35 F3d 556 Littek v. Virginia Parole Board
35 F.3d 556
Thomas Anthony LITTEK, Plaintiff-Appellant,
VIRGINIA PAROLE BOARD; John Greco; Augusta County Jail;
Attorney General of the Commonwealth of Virginia,
United States Court of Appeals, Fourth Circuit.
Submitted June 14, 1994.
Decided Sept. 15, 1994.
NOTICE: Fourth Circuit I.O.P. 36.6 states that citation of unpublished dispositions is disfavored except for establishing res judicata, estoppel, or the law of the case and requires service of copies of cited unpublished dispositions of the Fourth Circuit.
Appeal from the United States District Court for the Western District of Virginia, at Roanoke. Jackson L. Kiser, Chief District Judge. (CA-93-467, CA-93-521).
Thomas Anthony Littek, appellant pro se.
Alan Katz, Office of the Attorney General of Virginia, Richmond, VA, J. Ross Newell, III, Timberlake, Smith, Thomas & Moses, P.C., Staunton, VA, for appellees.
Thomas Anthony Littek appeals from a district court order granting summary judgment in favor of the Virginia Parole Board and dismissing Defendant Greco in Littek's 42 U.S.C. Sec. 1983 (1988) action. We affirm.
Littek's complaint alleged that he was wrongly denied timely consideration for parole and access to his prison file. The district court found that he had no right to either. We agree with the district court that Littek had no right to access to his prison file. Franklin v. Shields, 569 F.2d 784, 800 (4th Cir.1977) (en banc), cert. denied, 435 U.S. 1003 (1978). The district court properly granted summary judgment on this claim.
Littek's complaint also alleged that he was wrongly denied timely parole consideration. Littek claimed that a liberty interest in timely consideration arose from Va.Code Ann. Sec. 53.1-154 (Michie 1992). That statute entitles a Virginia prisoner to timely parole consideration unless "reasonable cause" for delay exists.
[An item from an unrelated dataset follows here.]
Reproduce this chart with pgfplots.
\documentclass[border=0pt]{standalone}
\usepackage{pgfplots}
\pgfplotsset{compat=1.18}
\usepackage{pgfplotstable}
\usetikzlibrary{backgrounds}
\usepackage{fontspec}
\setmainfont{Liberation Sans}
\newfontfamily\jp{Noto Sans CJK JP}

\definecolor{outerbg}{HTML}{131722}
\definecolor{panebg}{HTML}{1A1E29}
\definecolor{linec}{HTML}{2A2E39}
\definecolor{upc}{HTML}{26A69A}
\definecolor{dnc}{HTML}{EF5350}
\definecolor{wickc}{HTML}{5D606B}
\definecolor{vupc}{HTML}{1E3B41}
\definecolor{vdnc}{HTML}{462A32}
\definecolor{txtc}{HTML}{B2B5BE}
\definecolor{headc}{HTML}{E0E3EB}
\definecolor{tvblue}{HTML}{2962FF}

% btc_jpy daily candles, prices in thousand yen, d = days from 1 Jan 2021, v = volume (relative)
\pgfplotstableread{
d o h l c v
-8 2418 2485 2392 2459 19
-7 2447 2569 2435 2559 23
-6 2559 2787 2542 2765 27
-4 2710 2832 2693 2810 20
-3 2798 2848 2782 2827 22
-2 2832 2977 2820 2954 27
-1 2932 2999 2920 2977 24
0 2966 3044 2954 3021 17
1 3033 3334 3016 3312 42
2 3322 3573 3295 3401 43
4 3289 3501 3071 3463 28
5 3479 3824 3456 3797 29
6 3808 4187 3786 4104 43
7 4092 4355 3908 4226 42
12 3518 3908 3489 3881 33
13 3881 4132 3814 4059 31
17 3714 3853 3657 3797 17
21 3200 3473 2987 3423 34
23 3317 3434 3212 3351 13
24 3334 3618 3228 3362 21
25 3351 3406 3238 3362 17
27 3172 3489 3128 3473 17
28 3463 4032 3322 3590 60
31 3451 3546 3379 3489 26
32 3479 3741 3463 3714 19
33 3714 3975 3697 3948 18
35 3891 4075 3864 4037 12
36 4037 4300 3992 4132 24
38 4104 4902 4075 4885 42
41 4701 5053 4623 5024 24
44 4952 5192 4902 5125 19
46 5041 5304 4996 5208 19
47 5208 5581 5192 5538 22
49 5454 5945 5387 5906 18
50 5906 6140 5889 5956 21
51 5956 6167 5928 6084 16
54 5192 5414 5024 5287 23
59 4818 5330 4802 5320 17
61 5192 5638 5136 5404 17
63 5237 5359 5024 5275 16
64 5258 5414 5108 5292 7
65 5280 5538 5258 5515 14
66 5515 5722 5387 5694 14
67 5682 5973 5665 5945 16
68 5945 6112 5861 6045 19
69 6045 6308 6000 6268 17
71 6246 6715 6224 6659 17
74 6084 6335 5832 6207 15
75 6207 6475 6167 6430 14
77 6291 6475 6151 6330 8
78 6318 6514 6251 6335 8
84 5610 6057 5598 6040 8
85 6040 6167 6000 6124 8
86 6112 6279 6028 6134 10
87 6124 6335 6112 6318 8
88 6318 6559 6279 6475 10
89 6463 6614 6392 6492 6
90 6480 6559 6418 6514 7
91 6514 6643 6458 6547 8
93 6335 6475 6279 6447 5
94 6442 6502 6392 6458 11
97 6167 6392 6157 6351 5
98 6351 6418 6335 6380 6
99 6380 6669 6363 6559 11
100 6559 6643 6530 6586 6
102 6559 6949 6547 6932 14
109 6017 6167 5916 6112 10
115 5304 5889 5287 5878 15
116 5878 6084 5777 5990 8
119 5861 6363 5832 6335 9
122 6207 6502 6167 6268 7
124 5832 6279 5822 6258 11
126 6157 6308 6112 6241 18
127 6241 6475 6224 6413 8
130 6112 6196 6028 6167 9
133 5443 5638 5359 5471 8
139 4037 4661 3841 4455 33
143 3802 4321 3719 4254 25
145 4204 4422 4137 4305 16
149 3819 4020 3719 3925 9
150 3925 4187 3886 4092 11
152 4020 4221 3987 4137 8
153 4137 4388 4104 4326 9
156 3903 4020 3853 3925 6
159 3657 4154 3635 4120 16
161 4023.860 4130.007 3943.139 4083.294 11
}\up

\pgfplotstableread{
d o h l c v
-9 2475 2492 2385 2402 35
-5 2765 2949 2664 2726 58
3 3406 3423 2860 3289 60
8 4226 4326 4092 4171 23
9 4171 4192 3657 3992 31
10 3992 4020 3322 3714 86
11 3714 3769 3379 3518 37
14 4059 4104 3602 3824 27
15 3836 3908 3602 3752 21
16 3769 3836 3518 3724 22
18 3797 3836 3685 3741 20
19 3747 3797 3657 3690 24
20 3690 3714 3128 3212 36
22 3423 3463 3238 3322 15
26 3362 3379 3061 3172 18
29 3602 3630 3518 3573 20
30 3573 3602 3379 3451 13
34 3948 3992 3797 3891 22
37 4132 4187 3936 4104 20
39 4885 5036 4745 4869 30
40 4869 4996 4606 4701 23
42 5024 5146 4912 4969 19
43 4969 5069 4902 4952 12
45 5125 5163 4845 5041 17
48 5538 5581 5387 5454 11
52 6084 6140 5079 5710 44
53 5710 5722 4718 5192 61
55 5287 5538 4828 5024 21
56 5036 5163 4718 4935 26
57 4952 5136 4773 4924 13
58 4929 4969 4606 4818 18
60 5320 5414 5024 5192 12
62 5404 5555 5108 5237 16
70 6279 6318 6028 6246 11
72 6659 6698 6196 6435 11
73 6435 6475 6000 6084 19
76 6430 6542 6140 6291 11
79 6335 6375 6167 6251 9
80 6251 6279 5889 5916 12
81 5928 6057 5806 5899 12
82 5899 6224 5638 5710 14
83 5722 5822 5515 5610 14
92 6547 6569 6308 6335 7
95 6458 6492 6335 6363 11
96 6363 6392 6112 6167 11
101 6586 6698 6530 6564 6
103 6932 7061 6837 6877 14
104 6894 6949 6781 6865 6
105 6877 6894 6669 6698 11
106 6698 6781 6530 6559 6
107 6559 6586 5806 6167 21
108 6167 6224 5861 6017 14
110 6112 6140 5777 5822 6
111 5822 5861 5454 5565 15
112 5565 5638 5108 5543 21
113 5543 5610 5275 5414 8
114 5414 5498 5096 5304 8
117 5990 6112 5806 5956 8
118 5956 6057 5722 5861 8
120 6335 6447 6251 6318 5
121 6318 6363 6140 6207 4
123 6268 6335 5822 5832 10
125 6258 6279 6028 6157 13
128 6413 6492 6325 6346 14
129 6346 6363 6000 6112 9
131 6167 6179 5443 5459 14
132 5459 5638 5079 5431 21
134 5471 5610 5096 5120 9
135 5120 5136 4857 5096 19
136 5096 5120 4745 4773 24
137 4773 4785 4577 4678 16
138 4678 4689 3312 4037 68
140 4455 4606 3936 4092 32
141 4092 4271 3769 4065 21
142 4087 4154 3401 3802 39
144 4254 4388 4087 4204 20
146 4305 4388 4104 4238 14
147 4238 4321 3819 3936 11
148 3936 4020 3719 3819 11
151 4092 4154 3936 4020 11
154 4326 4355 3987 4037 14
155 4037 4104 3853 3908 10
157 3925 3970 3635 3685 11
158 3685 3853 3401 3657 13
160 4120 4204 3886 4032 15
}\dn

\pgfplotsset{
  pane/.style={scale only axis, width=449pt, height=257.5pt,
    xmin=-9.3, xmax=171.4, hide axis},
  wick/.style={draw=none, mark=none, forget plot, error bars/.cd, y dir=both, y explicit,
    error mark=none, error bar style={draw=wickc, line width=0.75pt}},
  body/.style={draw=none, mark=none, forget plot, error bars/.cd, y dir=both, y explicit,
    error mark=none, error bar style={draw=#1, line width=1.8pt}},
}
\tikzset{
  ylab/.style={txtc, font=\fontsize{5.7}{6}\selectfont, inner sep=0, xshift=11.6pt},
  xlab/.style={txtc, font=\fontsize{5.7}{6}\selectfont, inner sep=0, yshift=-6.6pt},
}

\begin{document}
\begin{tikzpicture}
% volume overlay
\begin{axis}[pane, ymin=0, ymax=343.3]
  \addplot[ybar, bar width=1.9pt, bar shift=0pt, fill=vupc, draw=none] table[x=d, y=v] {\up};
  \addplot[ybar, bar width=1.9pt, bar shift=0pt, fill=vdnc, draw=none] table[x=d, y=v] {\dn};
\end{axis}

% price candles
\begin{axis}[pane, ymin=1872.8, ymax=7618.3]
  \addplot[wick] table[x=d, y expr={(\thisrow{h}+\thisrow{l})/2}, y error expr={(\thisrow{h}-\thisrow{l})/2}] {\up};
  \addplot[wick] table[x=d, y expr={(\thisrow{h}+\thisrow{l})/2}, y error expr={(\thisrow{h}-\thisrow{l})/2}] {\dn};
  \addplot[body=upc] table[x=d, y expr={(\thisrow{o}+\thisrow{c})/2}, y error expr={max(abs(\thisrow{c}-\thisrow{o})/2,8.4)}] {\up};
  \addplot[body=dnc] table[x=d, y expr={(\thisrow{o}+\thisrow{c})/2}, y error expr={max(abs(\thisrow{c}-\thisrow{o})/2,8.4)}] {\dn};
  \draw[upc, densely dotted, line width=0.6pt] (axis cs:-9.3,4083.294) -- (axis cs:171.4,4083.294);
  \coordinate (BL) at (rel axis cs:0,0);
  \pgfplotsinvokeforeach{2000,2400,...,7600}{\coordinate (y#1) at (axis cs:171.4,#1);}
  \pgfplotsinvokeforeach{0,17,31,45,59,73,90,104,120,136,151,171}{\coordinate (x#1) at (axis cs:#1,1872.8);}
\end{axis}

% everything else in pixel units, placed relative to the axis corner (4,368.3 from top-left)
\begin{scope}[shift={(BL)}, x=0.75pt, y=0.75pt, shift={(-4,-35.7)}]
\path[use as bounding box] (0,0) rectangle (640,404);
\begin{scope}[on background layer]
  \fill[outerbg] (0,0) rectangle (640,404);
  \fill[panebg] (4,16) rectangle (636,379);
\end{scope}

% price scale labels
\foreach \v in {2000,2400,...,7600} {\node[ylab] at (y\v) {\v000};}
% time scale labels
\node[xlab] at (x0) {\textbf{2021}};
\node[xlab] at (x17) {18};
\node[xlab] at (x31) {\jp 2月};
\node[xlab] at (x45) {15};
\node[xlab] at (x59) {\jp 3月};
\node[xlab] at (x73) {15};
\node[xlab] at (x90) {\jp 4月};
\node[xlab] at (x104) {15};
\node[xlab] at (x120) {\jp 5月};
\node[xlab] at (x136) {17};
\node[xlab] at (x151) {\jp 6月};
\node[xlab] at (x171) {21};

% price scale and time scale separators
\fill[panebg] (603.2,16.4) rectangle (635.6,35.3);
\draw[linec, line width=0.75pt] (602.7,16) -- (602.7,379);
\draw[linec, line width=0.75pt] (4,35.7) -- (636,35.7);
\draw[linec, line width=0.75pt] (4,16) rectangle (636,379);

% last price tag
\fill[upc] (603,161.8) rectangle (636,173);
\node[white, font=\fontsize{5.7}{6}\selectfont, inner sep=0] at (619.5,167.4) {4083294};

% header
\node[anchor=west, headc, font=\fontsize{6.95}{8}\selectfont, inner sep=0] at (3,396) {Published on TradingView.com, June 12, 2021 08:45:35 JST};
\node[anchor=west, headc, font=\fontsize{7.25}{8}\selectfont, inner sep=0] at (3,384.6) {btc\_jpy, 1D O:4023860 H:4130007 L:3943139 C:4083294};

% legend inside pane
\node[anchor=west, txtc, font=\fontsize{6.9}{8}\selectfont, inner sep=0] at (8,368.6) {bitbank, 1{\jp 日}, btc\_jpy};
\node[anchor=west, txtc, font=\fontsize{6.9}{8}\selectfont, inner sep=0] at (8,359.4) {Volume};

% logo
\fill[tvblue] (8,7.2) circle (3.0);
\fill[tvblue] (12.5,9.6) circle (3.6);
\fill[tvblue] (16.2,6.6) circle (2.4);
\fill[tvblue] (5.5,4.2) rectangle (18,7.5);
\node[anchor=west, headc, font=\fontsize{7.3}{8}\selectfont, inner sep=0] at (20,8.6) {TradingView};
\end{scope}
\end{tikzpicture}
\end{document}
In support of his construction of that statute, Littek cited decisions of other circuits finding liberty interests created by statutes that allowed exceptions only for "good cause." E.g., Long v. Norris, 929 F.2d 1111, 1117 (6th Cir.1991), cert. denied, 60 U.S.L.W. 3262 (U.S.1991).
We do not express an opinion on whether the statute at issue here creates a liberty interest in timely parole consideration. Rather, we find that the right is not so clearly established that a reasonable person acting in the Defendants' positions would have known that their conduct violated any liberty interest. The Defendants, therefore, are protected by qualified immunity. Gooden v. Howard County, 954 F.2d 960, 968 (4th Cir.1992) (en banc). Therefore, the district court properly granted summary judgment in favor of the Defendants on this claim as well.
We affirm the district court order. We dispense with oral argument because the facts and legal contentions are adequately presented in the materials before the Court and argument would not aid the decisional process.